Judging by the list of reported candidates, it appeared that Army was choosing between going the “Jim Young” route or the “Paul Johnson” route. As usual when it comes to Army, Paul Johnson won. Of course, it’s unfair to Monken to simply reduce him to a “Paul Johnson guy.” He has a track record of his own to be proud of. Monken inherited a Georgia Southern program that was gut-punched by Brian VanGorder, and treading water under Chris Hatcher. He won immediately, taking the Eagles to the FCS semifinals in each of his first three seasons. Even this year, when 19 of his 63 scholarship players were lost to injury, Monken was still able to guide Georgia Southern to a 7-4 record and a win over Florida. If 7-4 is a down year for you, then you’re probably doing something right.

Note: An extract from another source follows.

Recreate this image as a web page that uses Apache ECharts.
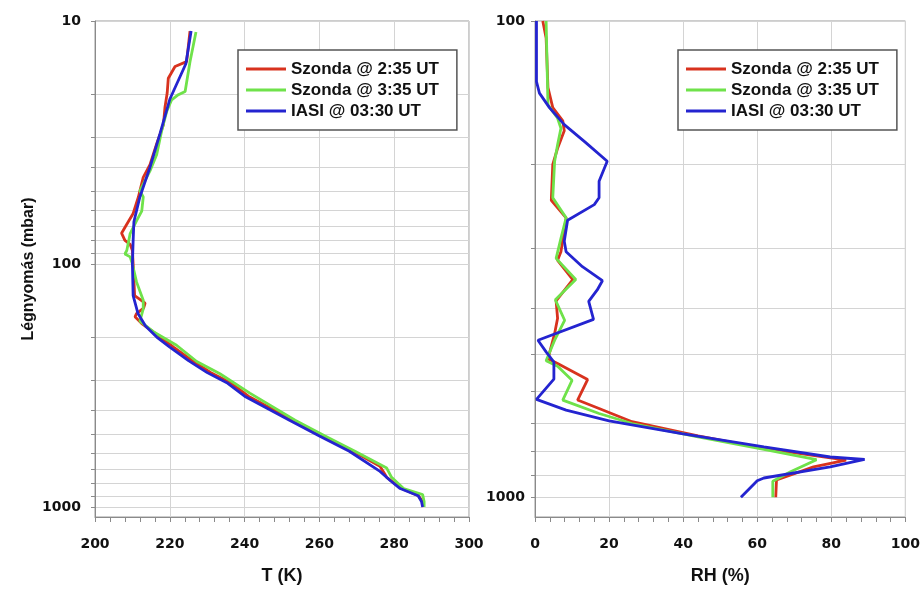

At first I didn’t think that any former Navy assistants would coach at Army. It wasn’t because I thought they’d have any loyalty to Navy or anything. Having competed against Army for so long, I figured they would have a pretty good idea how Army’s athletic department operates and want no part of it. Monken was part of Navy’s turnaround and knows what it took to make that happen. If he’s willing to give it a shot at West Point, then maybe it’s a sign that enough changes are on the way that he feels he can compete. Or maybe there are only so many places a coach with the “option” stigma can go to get a raise. Either way, it looks like a good hire for Army. If nothing else, it adds a wrinkle to Army-Navy.

Now the wait begins to see what kind of a staff Monken assembles and where Georgia Southern turns for their next head coach.